As Congress continues to bicker about extending the payroll tax cut, U.S. Senate candidates Tim Kaine (D) and George Allen (R) pressed each other Wednesday on where they stand on the issues dominating Washington.
Kaine called on Allen to say whether he supports the payroll tax cut extension. Allen called on Kaine to say whether he supports the Keystone pipeline extension.
“For months, I’ve urged Congress to seek common ground on an extension of this tax cut which economists believe is essential to our continued growth and economic recovery,” Kaine said in a statement. “I am puzzled by George Allen’s unwillingness to publicly support an extension of the payroll tax cut. I urge him to set partisanship aside and join me in calling for a resolution to extend this tax cut for 160 million Americans.”
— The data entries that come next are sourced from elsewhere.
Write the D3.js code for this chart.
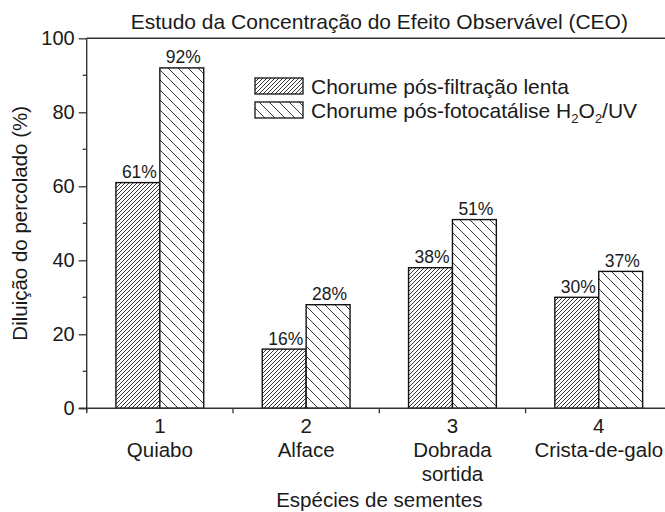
<!DOCTYPE html>
<html>
<head>
<meta charset="utf-8">
<script src="https://cdn.jsdelivr.net/npm/d3@7"></script>
<style>
  body { margin: 0; background: #fff; }
  text { font-family: "Liberation Sans", Arial, sans-serif; fill: #1a1a1a; }
</style>
</head>
<body>
<div id="chart"></div>
<script>
// data
var categories = [1, 2, 3, 4];
var speciesNames = [["Quiabo"], ["Alface"], ["Dobrada", "sortida"], ["Crista-de-galo"]];
var slowFiltration = [61, 16, 38, 30];
var photocatalysis = [92, 28, 51, 37];
var yTicks = [0, 20, 40, 60, 80, 100];
var yMinorTicks = [10, 30, 50, 70, 90];
var xBoundaryTicks = [0.5, 1.5, 2.5, 3.5, 4.5];

var width = 665, height = 512;
var margin = { top: 38.3, left: 86.7 };
var fs = "20.5px";

var svg = d3.select("#chart").append("svg")
  .attr("width", width)
  .attr("height", height);

// hatch patterns
var defs = svg.append("defs");
function hatch(id, s, forward) {
  var p = defs.append("pattern")
    .attr("id", id)
    .attr("patternUnits", "userSpaceOnUse")
    .attr("width", s)
    .attr("height", s);
  p.append("rect").attr("width", s).attr("height", s).attr("fill", "#fff");
  var d = forward
    ? "M0," + s + "L" + s + ",0M-1,1L1,-1M" + (s - 1) + "," + (s + 1) + "L" + (s + 1) + "," + (s - 1)
    : "M0,0L" + s + "," + s + "M-1," + (s - 1) + "L1," + (s + 1) + "M" + (s - 1) + ",-1L" + (s + 1) + ",1";
  p.append("path").attr("d", d)
    .attr("stroke", "#222")
    .attr("stroke-width", 0.9)
    .attr("fill", "none");
}
hatch("hatchA", 4, true);
hatch("hatchB", 10, false);

var x = d3.scaleLinear().domain([0.5, 4.5]).range([margin.left, margin.left + 4 * 146.3]);
var y = d3.scaleLinear().domain([0, 100]).range([408.3, margin.top]);
var barW = x(1.3) - x(1);

// bars
var series = [
  { vals: slowFiltration, fill: "url(#hatchA)", off: -barW },
  { vals: photocatalysis, fill: "url(#hatchB)", off: 0 }
];
series.forEach(function(s) {
  var g = svg.append("g");
  g.selectAll("rect")
    .data(s.vals)
    .enter().append("rect")
    .attr("x", function(d, i) { return x(categories[i]) + s.off; })
    .attr("y", function(d) { return y(d); })
    .attr("width", barW)
    .attr("height", function(d) { return y(0) - y(d); })
    .attr("fill", s.fill)
    .attr("stroke", "#111")
    .attr("stroke-width", 1.4);
  g.selectAll("text")
    .data(s.vals)
    .enter().append("text")
    .attr("x", function(d, i) { return x(categories[i]) + s.off + barW / 2 + 1.5; })
    .attr("y", function(d) { return y(d) - 4.5; })
    .attr("text-anchor", "middle")
    .style("font-size", "17.5px")
    .text(function(d) { return d + "%"; });
});

// y axis
var yAxis = d3.axisLeft(y).tickValues(yTicks).tickSize(8).tickPadding(4);
var yg = svg.append("g").attr("transform", "translate(" + margin.left + ",0)").call(yAxis);
yg.select(".domain").remove();
yg.selectAll(".tick line").attr("stroke", "#333").attr("stroke-width", 1.3);
yg.selectAll(".tick text").style("font-size", "20px").attr("fill", "#1a1a1a")
  .style("font-family", "'Liberation Sans', Arial, sans-serif");
svg.append("g").selectAll("line")
  .data(yMinorTicks)
  .enter().append("line")
  .attr("x1", margin.left - 4).attr("x2", margin.left)
  .attr("y1", function(d) { return y(d); })
  .attr("y2", function(d) { return y(d); })
  .attr("stroke", "#333").attr("stroke-width", 1.3);

// x axis ticks at group boundaries
svg.append("g").selectAll("line")
  .data(xBoundaryTicks)
  .enter().append("line")
  .attr("x1", function(d) { return x(d); })
  .attr("x2", function(d) { return x(d); })
  .attr("y1", y(0)).attr("y2", y(0) + 5)
  .attr("stroke", "#333").attr("stroke-width", 1.3);

// frame lines: left, bottom, top
svg.append("line").attr("x1", margin.left).attr("x2", margin.left)
  .attr("y1", y(100)).attr("y2", y(0) + 3)
  .attr("stroke", "#333").attr("stroke-width", 1.4);
svg.append("line").attr("x1", margin.left - 8).attr("x2", width)
  .attr("y1", y(0)).attr("y2", y(0))
  .attr("stroke", "#333").attr("stroke-width", 1.4);
svg.append("line").attr("x1", margin.left).attr("x2", width)
  .attr("y1", y(100)).attr("y2", y(100))
  .attr("stroke", "#333").attr("stroke-width", 1.4);

// category labels
var catG = svg.append("g");
categories.forEach(function(c, i) {
  catG.append("text")
    .attr("x", x(c)).attr("y", 433)
    .attr("text-anchor", "middle")
    .style("font-size", fs)
    .text(c);
  speciesNames[i].forEach(function(line, j) {
    catG.append("text")
      .attr("x", x(c)).attr("y", 457 + j * 24)
      .attr("text-anchor", "middle")
      .style("font-size", fs)
      .text(line);
  });
});

// axis titles
svg.append("text")
  .attr("x", x(2.5)).attr("y", 507)
  .attr("text-anchor", "middle")
  .style("font-size", fs)
  .text("Espécies de sementes");
svg.append("text")
  .attr("transform", "translate(27," + y(50) + ") rotate(-90)")
  .attr("text-anchor", "middle")
  .style("font-size", fs)
  .text("Diluição do percolado (%)");

// title
svg.append("text")
  .attr("x", x(2.5)).attr("y", 29)
  .attr("text-anchor", "middle")
  .style("font-size", "21px")
  .text("Estudo da Concentração do Efeito Observável (CEO)");

// legend
var legend = svg.append("g").attr("transform", "translate(255,78)");
var legendItems = [
  { fill: "url(#hatchA)", label: ["Chorume pós-filtração lenta"] },
  { fill: "url(#hatchB)", label: ["Chorume pós-fotocatálise H", "2", "O", "2", "/UV"] }
];
legendItems.forEach(function(d, i) {
  legend.append("rect")
    .attr("x", 0).attr("y", i * 24)
    .attr("width", 48).attr("height", 16)
    .attr("fill", d.fill)
    .attr("stroke", "#111").attr("stroke-width", 1.3);
  var t = legend.append("text")
    .attr("x", 56).attr("y", i * 24 + 15.5)
    .style("font-size", "21px");
  d.label.forEach(function(part, k) {
    var sub = (k % 2 === 1);
    t.append("tspan")
      .attr("dy", k === 0 ? 0 : (sub ? 5 : -5))
      .style("font-size", sub ? "13px" : "21px")
      .text(part);
  });
});
</script>
</body>
</html>
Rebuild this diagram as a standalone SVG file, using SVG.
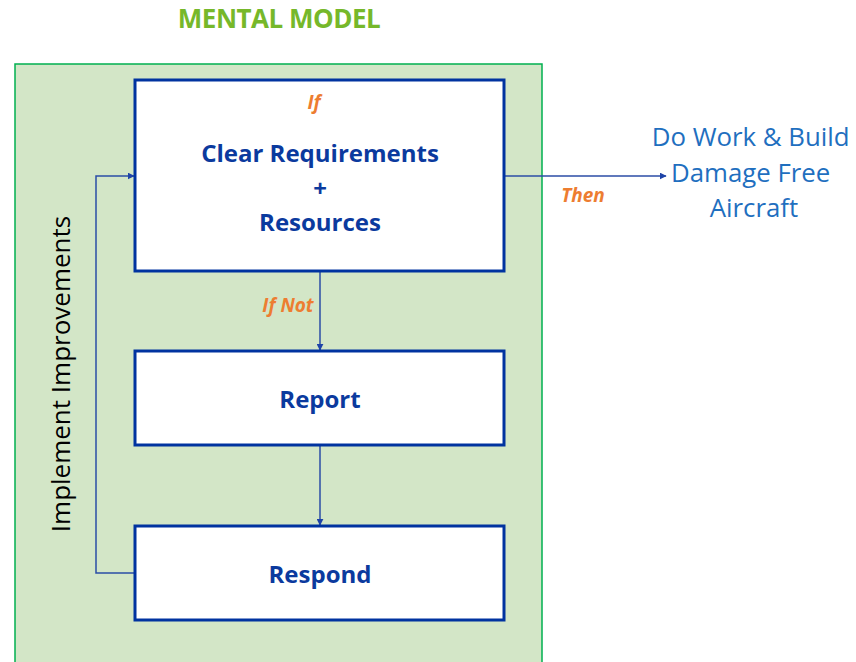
<svg xmlns="http://www.w3.org/2000/svg" width="856" height="662" viewBox="0 0 856 662">
<style>
.box{fill:#fff;stroke:#0033A0;stroke-width:3}
.lbl{font-family:"Open Sans","Liberation Sans",sans-serif;font-weight:bold;fill:#0B3A9E;font-size:24px;text-anchor:middle}
.cond{font-family:"Open Sans","Liberation Sans",sans-serif;font-weight:bold;font-style:italic;fill:#ED7D31;font-size:19px;text-anchor:middle}
.conn{fill:none;stroke:#2B4DA6;stroke-width:1.5}
</style>
<defs>
<marker id="arr" viewBox="0 0 10 10" refX="9" refY="5" markerWidth="7" markerHeight="7" orient="auto" markerUnits="userSpaceOnUse">
<path d="M0,0 L10,5 L0,10 z" fill="#1F44A8"/>
</marker>
</defs>
<rect width="856" height="662" fill="#fff"/>
<text x="279" y="28" font-family="Open Sans,Liberation Sans,sans-serif" font-weight="bold" font-size="26" fill="#76B82A" text-anchor="middle" letter-spacing="-0.5">MENTAL MODEL</text>
<g id="frame">
<rect x="15" y="64" width="527" height="610" fill="#D3E6C7" stroke="#00B050" stroke-width="1.5"/>
<text transform="translate(70,374) rotate(-90)" font-family="Open Sans,Liberation Sans,sans-serif" font-size="26" fill="#000" text-anchor="middle">Implement Improvements</text>
</g>
<g id="connectors">
<line class="conn" x1="320" y1="272" x2="320" y2="350" marker-end="url(#arr)"/>
<line class="conn" x1="320" y1="446" x2="320" y2="525" marker-end="url(#arr)"/>
<polyline class="conn" points="137,573 96,573 96,176 134,176" marker-end="url(#arr)"/>
<line class="conn" x1="505" y1="176" x2="666" y2="176" marker-end="url(#arr)"/>
<text class="cond" x="583" y="202">Then</text>
<text class="cond" x="288" y="312">If Not</text>
</g>
<g id="clear">
<rect class="box" x="135" y="80" width="369" height="191"/>
<text class="cond" x="314" y="109">If</text>
<text class="lbl" x="320" y="162">Clear Requirements</text>
<text class="lbl" x="320" y="197">+</text>
<text class="lbl" x="320" y="231">Resources</text>
</g>
<g id="report">
<rect class="box" x="135" y="351" width="369" height="94"/>
<text class="lbl" x="320" y="408">Report</text>
</g>
<g id="respond">
<rect class="box" x="135" y="526" width="369" height="94"/>
<text class="lbl" x="320" y="583">Respond</text>
</g>
<g id="outcome">
<text font-family="Open Sans,Liberation Sans,sans-serif" font-size="25.8" fill="#1F6FBF" text-anchor="middle">
<tspan x="754" y="146">Do Work &amp; Build</tspan>
<tspan x="754" y="182">Damage Free</tspan>
<tspan x="754" y="217">Aircraft</tspan>
</text>
</g>
</svg>
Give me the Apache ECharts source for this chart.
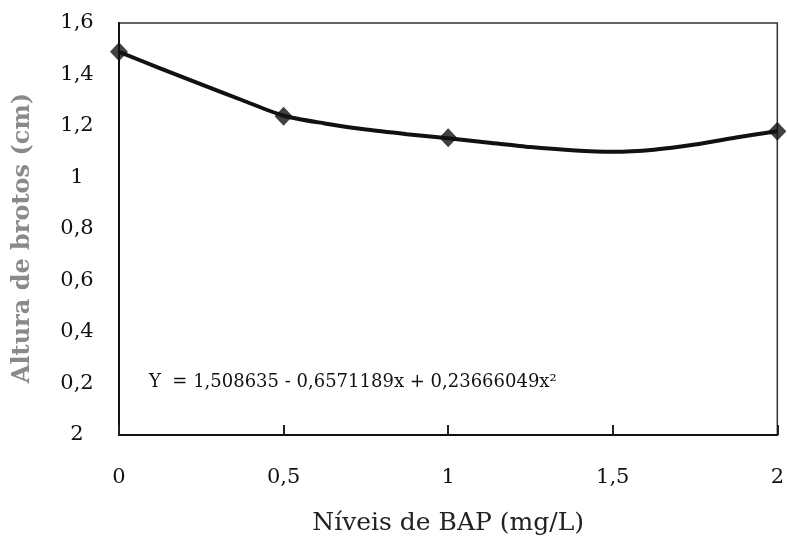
<!DOCTYPE html>
<html>
<head>
<meta charset="utf-8">
<script src="https://cdn.jsdelivr.net/npm/echarts@6/dist/echarts.min.js"></script>
<style>
  html, body { margin: 0; padding: 0; background: #fff; }
  #chart { width: 787px; height: 541px; }
</style>
</head>
<body>
<div id="chart"></div>
<script>
  // pontos observados (BAP mg/L, altura cm)
  var obsX = [0, 0.5, 1, 2];
  var obsY = [1.488, 1.238, 1.154, 1.18];
  // curva ajustada
  var curveX = [0, 0.125, 0.25, 0.375, 0.5, 0.625, 0.75, 0.875, 1.0, 1.125, 1.25, 1.375, 1.5, 1.625, 1.75, 1.875, 2.0];
  var curveY = [1.488, 1.424, 1.362, 1.30, 1.24, 1.21, 1.186, 1.168, 1.152, 1.135, 1.118, 1.106, 1.10, 1.108, 1.128, 1.155, 1.18];
  var xTickLabels = ['0', '0,5', '1', '1,5', '2'];
  var yTickLabels = ['2', '0,2', '0,4', '0,6', '0,8', '1', '1,2', '1,4', '1,6'];
  var equation = 'Y  = 1,508635 - 0,6571189x + 0,23666049x²';

  var font = 'DejaVu Serif';
  var myChart = echarts.init(document.getElementById('chart'));
  myChart.setOption({
    animation: false,
    grid: {
      left: 119, right: 4, top: 23, bottom: 101,
      show: true, borderColor: '#333', borderWidth: 1.5
    },
    xAxis: {
      type: 'value', min: 0, max: 2, interval: 0.5,
      name: 'Níveis de BAP (mg/L)', nameLocation: 'middle', nameGap: 76,
      nameTextStyle: { fontFamily: font, fontSize: 25, color: '#222' },
      axisLine: { lineStyle: { color: '#111', width: 2 } },
      axisTick: { show: true, inside: true, length: 10, lineStyle: { color: '#222', width: 2 } },
      axisLabel: {
        fontFamily: font, fontSize: 21, color: '#111', margin: 32,
        formatter: function (v) { return xTickLabels[Math.round(v / 0.5)]; }
      },
      splitLine: { show: false }
    },
    yAxis: {
      type: 'value', min: 0, max: 1.6, interval: 0.2,
      name: 'Altura de brotos (cm)', nameLocation: 'middle', nameRotate: 90, nameGap: 84,
      nameTextStyle: { fontFamily: font, fontSize: 24, color: '#8a8a8a', fontWeight: 'bold', padding: [0, 18, 0, 0] },
      axisLine: { show: true, lineStyle: { color: '#111', width: 2 } },
      axisTick: { show: false },
      axisLabel: {
        fontFamily: font, fontSize: 21, color: '#111', margin: 42, align: 'center',
        formatter: function (v) { return yTickLabels[Math.round(v / 0.2)]; }
      },
      splitLine: { show: false }
    },
    graphic: [{
      type: 'text', left: 149, top: 373,
      style: { text: equation, fontFamily: font, fontSize: 18, fill: '#111' }
    }],
    series: [
      {
        type: 'line', smooth: 0.25, symbol: 'none',
        data: curveX.map(function (x, i) { return [x, curveY[i]]; }),
        lineStyle: { color: '#111', width: 4 }
      },
      {
        type: 'scatter', symbol: 'diamond', symbolSize: [18, 19],
        data: obsX.map(function (x, i) { return [x, obsY[i]]; }),
        itemStyle: { color: '#111' }
      }
    ]
  });
</script>
</body>
</html>
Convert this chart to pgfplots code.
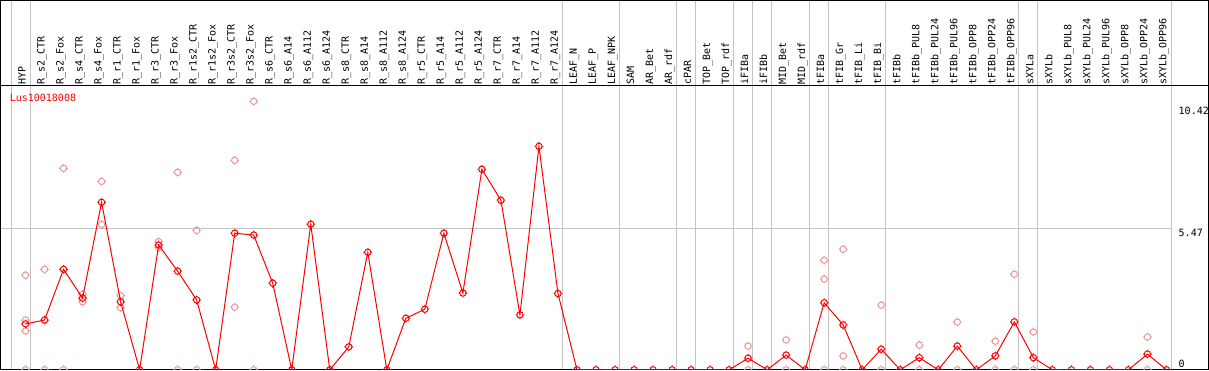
\documentclass[border=0pt]{standalone}
\usepackage{pgfplots}
\pgfplotsset{compat=1.18}
\usepackage{fontspec}
\setmonofont{DejaVu Sans Mono}
\definecolor{mainred}{RGB}{255,0,0}
\definecolor{faintred}{RGB}{236,150,150}
\definecolor{sepgray}{RGB}{195,195,195}
\pgfdeclareplotmark{tcirc}{%
  \pgfpathcircle{\pgfpointorigin}{\pgfplotmarksize}%
  \pgfpathmoveto{\pgfpoint{0pt}{\pgfplotmarksize}}\pgfpathlineto{\pgfpoint{0pt}{1.35\pgfplotmarksize}}%
  \pgfpathmoveto{\pgfpoint{0pt}{-\pgfplotmarksize}}\pgfpathlineto{\pgfpoint{0pt}{-1.35\pgfplotmarksize}}%
  \pgfpathmoveto{\pgfpoint{\pgfplotmarksize}{0pt}}\pgfpathlineto{\pgfpoint{1.35\pgfplotmarksize}{0pt}}%
  \pgfpathmoveto{\pgfpoint{-\pgfplotmarksize}{0pt}}\pgfpathlineto{\pgfpoint{-1.35\pgfplotmarksize}{0pt}}%
  \pgfusepathqstroke}
\newcommand{\lab}{\ttfamily\fontsize{7.5}{8}\selectfont}
\begin{document}
\begin{tikzpicture}
\begin{axis}[
  width=905.25pt, height=213pt, scale only axis,
  xmin=-1.3158, xmax=62.2105, ymin=0, ymax=11.029,
  axis line style={line width=0.75pt, black},
  clip mode=individual, clip marker paths=true,
  xtick={0,...,60},
  xticklabels={HYP,R\_s2\_CTR,R\_s2\_Fox,R\_s4\_CTR,R\_s4\_Fox,R\_r1\_CTR,R\_r1\_Fox,R\_r3\_CTR,R\_r3\_Fox,R\_r1s2\_CTR,R\_r1s2\_Fox,R\_r3s2\_CTR,R\_r3s2\_Fox,R\_s6\_CTR,R\_s6\_A14,R\_s6\_A112,R\_s6\_A124,R\_s8\_CTR,R\_s8\_A14,R\_s8\_A112,R\_s8\_A124,R\_r5\_CTR,R\_r5\_A14,R\_r5\_A112,R\_r5\_A124,R\_r7\_CTR,R\_r7\_A14,R\_r7\_A112,R\_r7\_A124,LEAF\_N,LEAF\_P,LEAF\_NPK,SAM,AR\_Bet,AR\_rdf,cPAR,TOP\_Bet,TOP\_rdf,iFIBa,iFIBb,MID\_Bet,MID\_rdf,tFIBa,tFIB\_Gr,tFIB\_Li,tFIB\_Bi,tFIBb,tFIBb\_PUL8,tFIBb\_PUL24,tFIBb\_PUL96,tFIBb\_OPP8,tFIBb\_OPP24,tFIBb\_OPP96,sXYLa,sXYLb,sXYLb\_PUL8,sXYLb\_PUL24,sXYLb\_PUL96,sXYLb\_OPP8,sXYLb\_OPP24,sXYLb\_OPP96},
  xticklabel pos=upper,
  xticklabel style={rotate=90, anchor=base west, font=\lab, inner sep=0.75pt},
  major tick length=0pt,
  ytick=\empty,
  mark size=2.4pt,
]
% separators
\foreach \s in {-0.76,0.24,28.24,31.24,34.24,35.24,37.24,38.24,39.24,41.24,42.24,45.24,52.24,53.24,60.24}{
  \edef\tmp{\noexpand\draw[sepgray, line width=0.75pt] (axis cs:\s,0) -- (axis cs:\s,14.33);}\tmp
}
\draw[sepgray, line width=0.75pt] (axis cs:-1.3158,5.47) -- (axis cs:60.24,5.47);
\draw[black, line width=0.75pt] (axis cs:-1.3158,0) rectangle (axis cs:62.2105,14.33);
\draw[black, line width=0.75pt] (axis cs:-1.3158,11.029) -- (axis cs:62.2105,11.029);

% replicate values
\addplot[only marks, mark=tcirc, color=faintred, mark options={line width=0.75pt}] coordinates {
 (0,3.67) (0,1.93) (0,1.51) (0,0)
 (1,3.90) (1,0)
 (2,7.82) (2,0)
 (3,2.93) (3,2.64)
 (4,7.31) (4,5.64)
 (5,2.87) (5,2.41)
 (7,4.97) (7,4.74)
 (8,7.66) (8,0)
 (9,5.41) (9,0)
 (11,8.13) (11,2.43)
 (12,10.42) (12,0)
 (38,0.92) (38,0)
 (40,1.16) (40,0)
 (42,4.25) (42,3.52) (42,0)
 (43,4.68) (43,0.54) (43,0)
 (45,2.51) (45,0)
 (47,0.96) (47,0)
 (49,1.85) (49,0)
 (51,1.11) (51,0)
 (52,3.71) (52,0)
 (53,1.47) (53,0)
 (59,1.27) (59,0)
};
% mean line
\addplot[mainred, line width=0.75pt, mark=tcirc, mark options={line width=0.75pt, solid}] coordinates {
 (0,1.78) (1,1.93) (2,3.90) (3,2.78) (4,6.50) (5,2.64) (6,0) (7,4.84) (8,3.83) (9,2.71)
 (10,0) (11,5.30) (12,5.23) (13,3.36) (14,0) (15,5.65) (16,0) (17,0.89) (18,4.56) (19,0)
 (20,2.00) (21,2.35) (22,5.30) (23,2.98) (24,7.78) (25,6.58) (26,2.13) (27,8.67) (28,2.96) (29,0)
 (30,0) (31,0) (32,0) (33,0) (34,0) (35,0) (36,0) (37,0) (38,0.45) (39,0)
 (40,0.57) (41,0) (42,2.60) (43,1.74) (44,0) (45,0.80) (46,0) (47,0.47) (48,0) (49,0.92)
 (50,0) (51,0.54) (52,1.86) (53,0.47) (54,0) (55,0) (56,0) (57,0) (58,0) (59,0.61)
 (60,0)
};
\node[anchor=north west, inner sep=0pt, text=mainred, font=\lab] at (axis cs:-0.842,10.71) {Lus10018008};
\node[anchor=north west, inner sep=0pt, font=\lab] at (axis cs:60.63,10.21) {10.42};
\node[anchor=north west, inner sep=0pt, font=\lab] at (axis cs:60.63,5.46) {5.47};
\node[anchor=north west, inner sep=0pt, font=\lab] at (axis cs:60.63,0.40) {0};
\end{axis}
\end{tikzpicture}
\end{document}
Allen’s spokesman said the former senator does support a one-year extension, but could not say whether he would have voted for the bill, which included a two-month extension (as well as language to force President Obama to act on the pipeline in 60 days.)
“George Allen has always been for reducing the tax burden on hard-working families and he would support a payroll tax holiday extension, but there are better ways to get our economy going and create jobs, including approval and construction of the Keystone Pipeline,’’ Allen spokesman Bill Riggs said. “Our Blueprint for America’s Comeback would help create millions of new jobs by unleashing our energy resources, reforming the convoluted, cumbersome tax code and reining in Washington’s burdensome regulations.’’
The House voted Tuesday to reject a Senate compromise that would have extended a federal payroll tax holiday for two months, continued unemployment benefits for the long-term jobless and avoided a cut in the reimbursement rate for doctors who treat Medicare.
Both campaigns criticized the stop-gap measures that Congress has been trying ti pass in recent months.
Democrats have been calling on Allen for weeks to publicly say where he stands on the payroll tax cut extension supported by 38 Republican senators.
In October, Allen’s staff said the former senator would not necessarily be opposed to extending the payroll tax cut, but he still believed his own economic proposal was preferable to President Obama’s overall.
They were more clear Wednesday, though they did not mention Allen’s statement touting his support for a Republican effort to add approval for the Keystone XL Pipeline to the payroll tax cut extension bill.
Allen has been calling on Kaine to say for weeks whether he would support the pipeline. Kaine’s campaign has not answered questions on that issue.